Justin Li


If a Tree Falls in a Forest...

2008-01-24

... and only deaf people are around, does it make a sound?

I'm working with a deaf person (excuse me, someone hard of hearing) in one of my classes, and he's also in another class of mine. I don't mean to offend; he's actually a pretty cool guy, humorous, and he understands American Sign Language (ASL) and can read lips, so it's not actually too big of a problem.

One coincidence that I noticed is that I could have learned ASL myself. I applied to Rochester Institute of Technology, and since they share the campus with a school for the deaf, a number of students on campus learn ASL. Although I got in, I ended up choosing Northwestern instead, and lost that opportunity.

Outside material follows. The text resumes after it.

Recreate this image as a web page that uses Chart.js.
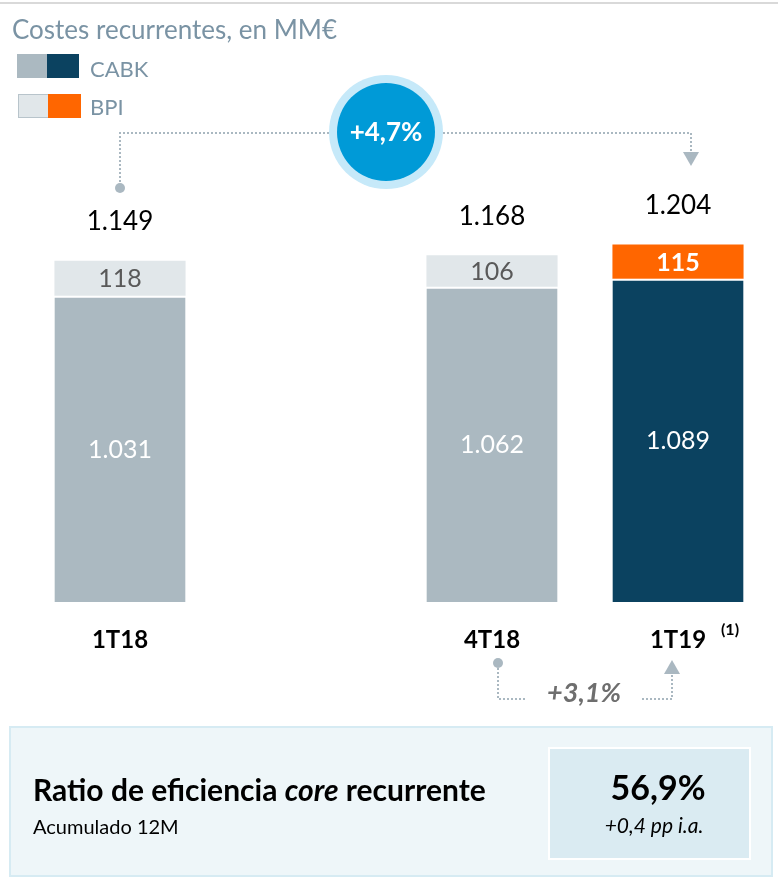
<!DOCTYPE html>
<html>
<head>
<meta charset="utf-8">
<script src="https://cdn.jsdelivr.net/npm/chart.js@4.4.1/dist/chart.umd.min.js"></script>
<style>
  html, body { margin: 0; padding: 0; background: #ffffff; }
  #wrap { width: 778px; height: 890px; position: relative; }
</style>
</head>
<body>
<div id="wrap"><canvas id="c" width="778" height="890"></canvas></div>
<script>
const categories = ['1T18', '', '4T18', '1T19'];
const cabkValues = [1031, null, 1062, 1089];
const bpiValues = [118, null, 106, 115];
const totalValues = [1149, null, 1168, 1204];
const cabkColors = ['#ABB9C1', '#ABB9C1', '#ABB9C1', '#0B4260'];
const bpiColors = ['#E1E7EA', '#E1E7EA', '#E1E7EA', '#FF6600'];
const growthTotal = '+4,7%';
const growthQuarter = '+3,1%';
const ratioValue = '56,9%';
const ratioChange = '+0,4 pp i.a.';

const FONT = 'Lato, "Open Sans", sans-serif';

function fmt(n) {
  if (n >= 1000) {
    const th = Math.floor(n / 1000);
    const r = String(n % 1000).padStart(3, '0');
    return th + '.' + r;
  }
  return String(n);
}

function dotted(ctx, pts) {
  ctx.save();
  ctx.strokeStyle = '#AAB8C1';
  ctx.lineWidth = 2;
  ctx.setLineDash([2, 2]);
  ctx.beginPath();
  ctx.moveTo(pts[0][0], pts[0][1]);
  for (let i = 1; i < pts.length; i++) ctx.lineTo(pts[i][0], pts[i][1]);
  ctx.stroke();
  ctx.restore();
}
function dot(ctx, x, y, r) {
  ctx.save();
  ctx.fillStyle = '#AAB8C1';
  ctx.beginPath();
  ctx.arc(x, y, r, 0, Math.PI * 2);
  ctx.fill();
  ctx.restore();
}
function tri(ctx, x, yTip, dir) {
  ctx.save();
  ctx.fillStyle = '#AAB8C1';
  ctx.beginPath();
  ctx.moveTo(x, yTip);
  ctx.lineTo(x - 8, yTip - dir * 14);
  ctx.lineTo(x + 8, yTip - dir * 14);
  ctx.closePath();
  ctx.fill();
  ctx.restore();
}

const decor = {
  id: 'decor',
  beforeDraw(chart) {
    const ctx = chart.ctx;
    ctx.save();
    ctx.fillStyle = '#ffffff';
    ctx.fillRect(0, 0, chart.width, chart.height);
    ctx.fillStyle = '#D9D9D9';
    ctx.fillRect(0, 2, 778, 2);
    ctx.restore();
  },
  afterDatasetsDraw(chart) {
    const ctx = chart.ctx;
    const mC = chart.getDatasetMeta(0).data;
    const mB = chart.getDatasetMeta(1).data;
    ctx.save();

    // Title
    ctx.textBaseline = 'middle';
    ctx.textAlign = 'left';
    ctx.fillStyle = '#7A93A4';
    ctx.font = '26px ' + FONT;
    ctx.fillText('Costes recurrentes, en MM€', 12, 31);

    // Legend
    ctx.fillStyle = cabkColors[0];
    ctx.fillRect(17, 54, 30, 24);
    ctx.fillStyle = cabkColors[3];
    ctx.fillRect(47, 54, 32, 24);
    ctx.fillStyle = bpiColors[0];
    ctx.fillRect(18, 95, 30, 22);
    ctx.strokeStyle = '#B8C4CB';
    ctx.lineWidth = 1;
    ctx.strokeRect(18.5, 94.5, 30, 23);
    ctx.fillStyle = bpiColors[3];
    ctx.fillRect(48, 94, 33, 24);
    ctx.fillStyle = '#7A93A4';
    ctx.font = '22px ' + FONT;
    ctx.fillText(chart.data.datasets[0].label, 90, 70);
    ctx.fillText(chart.data.datasets[1].label, 90, 108);

    // Segment labels & totals
    ctx.textAlign = 'center';
    for (let i = 0; i < categories.length; i++) {
      if (cabkValues[i] == null) continue;
      const c = mC[i], b = mB[i];
      const last = i === categories.length - 1;
      ctx.font = '25px ' + FONT;
      ctx.fillStyle = '#ffffff';
      ctx.fillText(fmt(cabkValues[i]), c.x, (c.y + c.base) / 2 + 1);
      ctx.font = (last ? 'bold ' : '') + '25px ' + FONT;
      ctx.fillStyle = last ? '#ffffff' : '#595959';
      ctx.fillText(fmt(bpiValues[i]), b.x, (b.y + b.base) / 2 + 1);
      ctx.font = '26px ' + FONT;
      ctx.fillStyle = '#000000';
      ctx.fillText(fmt(totalValues[i]), b.x, b.y - 39);
      ctx.font = 'bold 24px ' + FONT;
      ctx.fillText(categories[i], c.x, 640);
    }
    const lastBar = mC[categories.length - 1];
    ctx.font = 'bold 16px ' + FONT;
    ctx.fillStyle = '#000000';
    ctx.fillText('(1)', lastBar.x + 52, 630);

    // Top connector
    const x0 = mB[0].x, x3 = mB[3].x + 13;
    const lineY = 133;
    dotted(ctx, [[x0, 186], [x0, lineY], [x3, lineY], [x3, 151]]);
    dot(ctx, x0, 188, 5);
    tri(ctx, x3, 166, 1);

    // Circle
    const cx = 386, cy = 132;
    ctx.fillStyle = '#C6E9F9';
    ctx.beginPath(); ctx.arc(cx, cy, 57, 0, Math.PI * 2); ctx.fill();
    ctx.fillStyle = '#009AD7';
    ctx.beginPath(); ctx.arc(cx, cy, 49, 0, Math.PI * 2); ctx.fill();
    ctx.fillStyle = '#ffffff';
    ctx.font = 'bold 26px ' + FONT;
    ctx.textAlign = 'center';
    ctx.fillText(growthTotal, cx, cy + 1);

    // Bottom connector
    const bx0 = mC[2].x + 6, bx1 = mC[3].x - 6;
    dotted(ctx, [[bx0, 664], [bx0, 699], [525, 699]]);
    dotted(ctx, [[642, 699], [bx1, 699], [bx1, 674]]);
    dot(ctx, bx0, 663, 5);
    tri(ctx, bx1, 660, -1);
    ctx.fillStyle = '#6E6E6E';
    ctx.font = 'italic bold 27px ' + FONT;
    ctx.textAlign = 'center';
    ctx.fillText(growthQuarter, 584, 693);

    // Bottom panel
    ctx.fillStyle = '#EEF6F9';
    ctx.fillRect(10, 727, 762, 149);
    ctx.strokeStyle = '#D6EBF3';
    ctx.lineWidth = 2;
    ctx.strokeRect(10, 727, 762, 149);
    ctx.fillStyle = '#DAEBF2';
    ctx.fillRect(549, 748, 201, 111);
    ctx.strokeStyle = '#ffffff';
    ctx.lineWidth = 2;
    ctx.strokeRect(549, 748, 201, 111);

    ctx.textAlign = 'left';
    ctx.fillStyle = '#000000';
    let tx = 33;
    const parts = [['bold', 'Ratio de eficiencia '], ['italic bold', 'core'], ['bold', ' recurrente']];
    for (const [st, t] of parts) {
      ctx.font = st + ' 30px ' + FONT;
      ctx.fillText(t, tx, 791);
      tx += ctx.measureText(t).width;
    }
    ctx.font = '20px ' + FONT;
    ctx.fillText('Acumulado 12M', 33, 828);

    ctx.textAlign = 'center';
    ctx.font = 'bold 34px ' + FONT;
    ctx.fillText(ratioValue, 658, 789);
    ctx.font = 'italic 21px ' + FONT;
    ctx.fillText(ratioChange, 654, 826);

    ctx.restore();
  }
};

new Chart(document.getElementById('c'), {
  type: 'bar',
  data: {
    labels: categories,
    datasets: [
      {
        label: 'CABK',
        data: cabkValues,
        backgroundColor: cabkColors,
        borderColor: '#ffffff',
        borderWidth: { top: 2, left: 0, right: 0, bottom: 0 },
        borderSkipped: false
      },
      {
        label: 'BPI',
        data: bpiValues,
        backgroundColor: bpiColors,
        borderWidth: 0
      }
    ]
  },
  options: {
    responsive: false,
    animation: false,
    events: [],
    layout: { padding: { left: 27, right: 7, top: 216, bottom: 288 } },
    plugins: { legend: { display: false }, tooltip: { enabled: false }, title: { display: false } },
    datasets: { bar: { categoryPercentage: 1, barPercentage: 0.705 } },
    scales: {
      x: { stacked: true, display: false },
      y: { stacked: true, display: false, min: 0, max: 1300 }
    }
  },
  plugins: [decor]
});
</script>
</body>
</html>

There are, however, a few things about deaf people I'm curious about.

Do they understand or even like puns? Since puns are inherently sound based, it's hard for someone who can't hear sounds to appreciate them. In fact, it might even be the case that they wouldn't recognize it, although since my friend can speak normally, he would probably have a good idea that those words are formed in similar manners. For people who don't learn how to speak, however, I don't think there's any way to discover a pun except by looking up the phonetic pronunciation of the word in a dictionary. ASL is a meaning based system too, so that doesn't provide any clues.

On that note, how do interpreters signal that the speaker just made a pun? Is there some sign to indicate the double entendre used?

I can't even tune out the speaker and focus on the interpreter; I tried during class. It's so hard to even imagine what being deaf is like.